The University of California today released portions of its investigation into the 2005 anonymous whistleblower allegations regarding certain financial and management matters at UCSF School of Medicine. The University Auditor conducted this investigation, which included the detailed examination of large volumes of data and opportunities for comment by the Dean of the School of Medicine.
The report makes seven substantive findings. (Of the nine original allegations, two were duplicative.) The first is the allegation that a questionable recruitment process had occurred for the Dean of the School of Medicine that was potentially non-compliant with University recruitment and compensation policies. That allegation was not sustained. The second allegation asserted that irresponsible spending was occurring in the School of Medicine that called into question the solvency of the school. That allegation was not sustained. There were five additional allegations, each of a personal nature involving the Dean of the School of Medicine. None of these additional allegations was sustained.
The first two allegations concerned the conduct of the institution. The five additional allegations concerned the conduct of an individual, or individuals, and, as noted above, none of these allegations was sustained.

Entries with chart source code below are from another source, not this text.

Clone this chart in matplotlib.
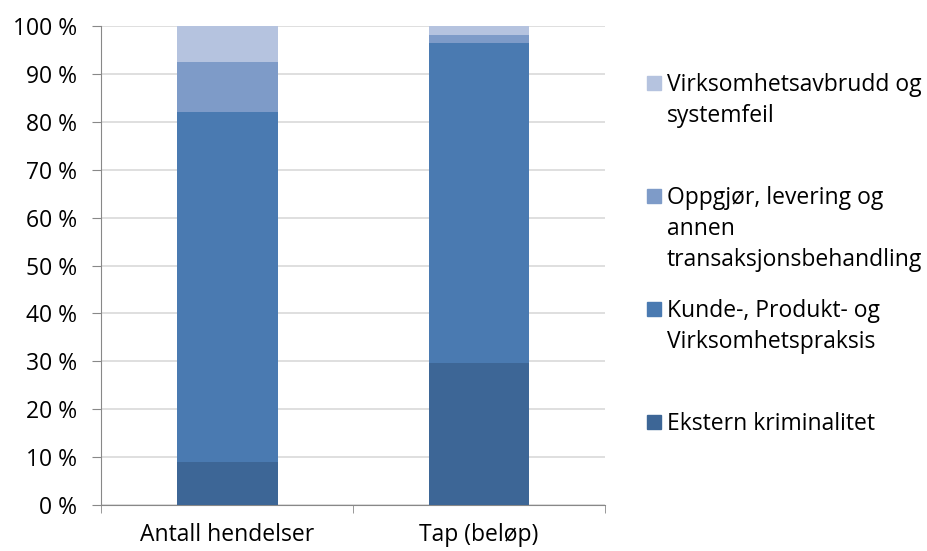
import matplotlib.pyplot as plt
from matplotlib.patches import Rectangle
import numpy as np

plt.rcParams['font.family'] = ['Open Sans', 'DejaVu Sans']

categories = ["Antall hendelser", "Tap (beløp)"]
series_names = ["Ekstern kriminalitet",
                "Kunde-, Produkt- og\nVirksomhetspraksis",
                "Oppgjør, levering og\nannen\ntransaksjonsbehandling",
                "Virksomhetsavbrudd og\nsystemfeil"]
ekstern = [9.0, 29.7]
kunde = [73.1, 66.8]
oppgjor = [10.4, 1.6]
avbrudd = [7.5, 1.9]
colors = ["#3D6696", "#4A7AB1", "#7E9BC8", "#B5C3DF"]

fs = 16.5
fig = plt.figure(figsize=(9.28, 5.51), dpi=100)
ax = fig.add_axes([0.109, 0.0835, 0.543, 0.869])

x = np.arange(len(categories))
bottom = np.zeros(len(categories))
for vals, col in zip([ekstern, kunde, oppgjor, avbrudd], colors):
    ax.bar(x, vals, width=0.4, bottom=bottom, color=col, zorder=3)
    bottom += np.array(vals)

ax.set_xlim(-0.5, 1.5)
ax.set_ylim(0, 100)
ax.set_yticks(np.arange(0, 101, 10))
ax.set_yticklabels([f"{v} %" for v in range(0, 101, 10)], fontsize=fs)
ax.set_xticks(x)
ax.set_xticklabels(categories, fontsize=fs)
ax.set_xticks([-0.5, 0.5, 1.5], minor=True)
ax.tick_params(axis='x', which='major', length=0, pad=13)
ax.tick_params(axis='x', which='minor', length=6, color="#888888")
ax.tick_params(axis='y', length=6.5, color="#888888", pad=11)
ax.grid(axis='y', color="#d9d9d9", linewidth=1.2, zorder=0)
for s in ["top", "right"]:
    ax.spines[s].set_visible(False)
ax.spines["left"].set_color("#888888")
ax.spines["bottom"].set_color("#888888")

# legend drawn by hand to mimic the layout (pixel positions, top-down)
W, H = 928, 551
first_baseline = [430, 317, 204, 91]
line_gap = 31
for name, col, yb in zip(series_names, colors, first_baseline):
    fig.add_artist(Rectangle((647 / W, 1 - (yb - 1) / H), 14 / W, 14 / H,
                             transform=fig.transFigure, color=col))
    for i, line in enumerate(name.split("\n")):
        fig.text(667 / W, 1 - (yb + i * line_gap) / H, line, fontsize=fs,
                 va='baseline')

fig.savefig("out.png")
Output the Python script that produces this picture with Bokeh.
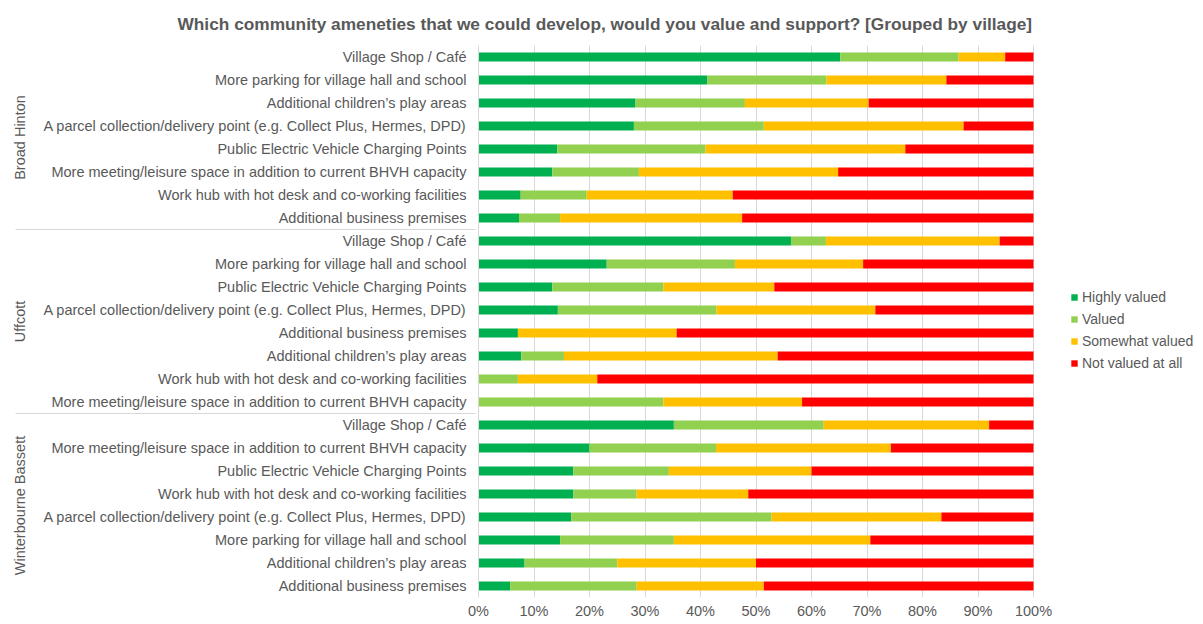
from bokeh.plotting import figure
from bokeh.models import FactorRange, Range1d, ColumnDataSource, Legend, NumeralTickFormatter, FixedTicker
from bokeh.embed import file_html
from bokeh.resources import INLINE

villages = ["Broad Hinton", "Uffcott", "Winterbourne Bassett"]
levels = ["Highly valued", "Valued", "Somewhat valued", "Not valued at all"]
colors = ["#00B050", "#92D050", "#FFC000", "#FF0000"]

# Broad Hinton (top to bottom)
bh_items = ["Village Shop / Café",
            "More parking for village hall and school",
            "Additional children’s play areas",
            "A parcel collection/delivery point (e.g. Collect Plus, Hermes, DPD)",
            "Public Electric Vehicle Charging Points",
            "More meeting/leisure space in addition to current BHVH capacity",
            "Work hub with hot desk and co-working facilities",
            "Additional business premises"]
bh_highly = [65.2, 41.2, 28.3, 28.0, 14.2, 13.3, 7.6, 7.3]
bh_valued = [21.3, 21.5, 19.7, 23.4, 26.7, 15.6, 11.9, 7.4]
bh_somewhat = [8.4, 21.6, 22.3, 36.0, 36.0, 35.9, 26.3, 32.8]
bh_not = [5.1, 15.7, 29.7, 12.6, 23.1, 35.2, 54.2, 52.5]

# Uffcott
uf_items = ["Village Shop / Café",
            "More parking for village hall and school",
            "Public Electric Vehicle Charging Points",
            "A parcel collection/delivery point (e.g. Collect Plus, Hermes, DPD)",
            "Additional business premises",
            "Additional children’s play areas",
            "Work hub with hot desk and co-working facilities",
            "More meeting/leisure space in addition to current BHVH capacity"]
uf_highly = [56.3, 23.1, 13.3, 14.3, 7.1, 7.7, 0.0, 0.0]
uf_valued = [6.3, 23.1, 20.0, 28.6, 0.0, 7.7, 7.1, 33.3]
uf_somewhat = [31.3, 23.1, 20.0, 28.6, 28.6, 38.5, 14.3, 25.0]
uf_not = [6.1, 30.7, 46.7, 28.5, 64.3, 46.1, 78.6, 41.7]

# Winterbourne Bassett
wb_items = ["Village Shop / Café",
            "More meeting/leisure space in addition to current BHVH capacity",
            "Public Electric Vehicle Charging Points",
            "Work hub with hot desk and co-working facilities",
            "A parcel collection/delivery point (e.g. Collect Plus, Hermes, DPD)",
            "More parking for village hall and school",
            "Additional children’s play areas",
            "Additional business premises"]
wb_highly = [35.2, 20.0, 17.1, 17.1, 16.7, 14.7, 8.3, 5.7]
wb_valued = [27.0, 22.8, 17.2, 11.4, 36.1, 20.5, 16.7, 22.8]
wb_somewhat = [29.8, 31.5, 25.7, 20.1, 30.6, 35.4, 25.0, 22.9]
wb_not = [8.0, 25.7, 40.0, 51.4, 16.6, 29.4, 50.0, 48.6]

x_ticks = [0, 0.1, 0.2, 0.3, 0.4, 0.5, 0.6, 0.7, 0.8, 0.9, 1.0]

groups = [(villages[0], bh_items, bh_highly, bh_valued, bh_somewhat, bh_not),
          (villages[1], uf_items, uf_highly, uf_valued, uf_somewhat, uf_not),
          (villages[2], wb_items, wb_highly, wb_valued, wb_somewhat, wb_not)]

factors, hv, va, sv, nv = [], [], [], [], []
for vil, items, a, b, c, d in groups:
    for i, it in enumerate(items):
        tot = a[i] + b[i] + c[i] + d[i]
        factors.append((vil, it))
        hv.append(a[i] / tot)
        va.append(b[i] / tot)
        sv.append(c[i] / tot)
        nv.append(d[i] / tot)

factors_r = factors[::-1]
src = ColumnDataSource(dict(y=factors_r, **{
    levels[0]: hv[::-1], levels[1]: va[::-1], levels[2]: sv[::-1], levels[3]: nv[::-1]}))

FONT = "Liberation Sans"
GREY = "#595959"
LINE = "#d9d9d9"
FS = "14.5px"

# frame spans 0..1 over 555px; extend range to the right to host the legend
X_END = 722 / 555

p = figure(width=1200, height=622, output_backend="svg", toolbar_location=None,
           y_range=FactorRange(factors=factors_r, group_padding=0, range_padding=0),
           x_range=Range1d(0, X_END),
           min_border_left=478, min_border_right=0, min_border_top=45, min_border_bottom=25)

renderers = p.hbar_stack(levels, y="y", height=0.4, color=colors, source=src, line_width=0)

p.title.text = "Which community ameneties that we could develop, would you value and support? [Grouped by village]"
p.title.text_font = FONT
p.title.text_font_size = "17.3px"
p.title.text_color = GREY
p.title.text_font_style = "bold"
p.title.align = "left"
p.title.offset = -301
p.title.standoff = 23

p.outline_line_color = None
p.ygrid.grid_line_color = None
p.xgrid.grid_line_color = LINE
p.xgrid.ticker = FixedTicker(ticks=x_ticks)

p.xaxis.ticker = FixedTicker(ticks=x_ticks)
p.xaxis.formatter = NumeralTickFormatter(format="0%")
p.xaxis.axis_line_color = None
p.xaxis.major_tick_line_color = None
p.xaxis.major_tick_out = 0
p.xaxis.minor_tick_line_color = None
p.xaxis.major_label_text_font = FONT
p.xaxis.major_label_text_font_size = FS
p.xaxis.major_label_text_color = GREY
p.xaxis.major_label_standoff = 5

ya = p.yaxis[0]
ya.axis_line_color = LINE
ya.major_tick_line_color = None
ya.major_tick_out = 0
ya.minor_tick_line_color = None
ya.major_label_standoff = 12
ya.major_label_text_font = FONT
ya.major_label_text_font_size = FS
ya.major_label_text_color = GREY
ya.group_text_font = FONT
ya.group_text_font_size = FS
ya.group_text_color = GREY
ya.group_text_font_style = "normal"
ya.group_label_orientation = "parallel"
ya.separator_line_color = LINE
ya.separator_line_width = 1

legend = Legend(items=[(levels[i], [renderers[i]]) for i in range(4)],
                location=(592, 224))
legend.label_text_font = FONT
legend.label_text_font_size = "14px"
legend.label_text_color = GREY
legend.glyph_width = 8
legend.glyph_height = 8
legend.label_height = 20
legend.spacing = 2
legend.label_standoff = 4
legend.border_line_color = None
legend.background_fill_alpha = 0
legend.margin = 0
legend.padding = 0
p.add_layout(legend, "center")

open("out.html", "w").write(file_html(p, INLINE))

The Office of the General Counsel has determined that those portions of the report that address unsubstantiated allegations against an individual are not releasable under the California Public Records Act. Under California law, when accusations against an individual are not sustained upon investigation, disclosing or repeating the unsustained allegations can constitute an invasion of the individual’s right to privacy under the California constitution. (American Federation of State etc. Employees v. Regents of University of California (1978) 80 Cal. App. 3d 913; Bakersfield City School Dist. v. Superior Court, (2004) 118 Cal. App. 4th 1041).
The report can be found at www.universityofcalifornia.edu/news/2007/jul23.pdf.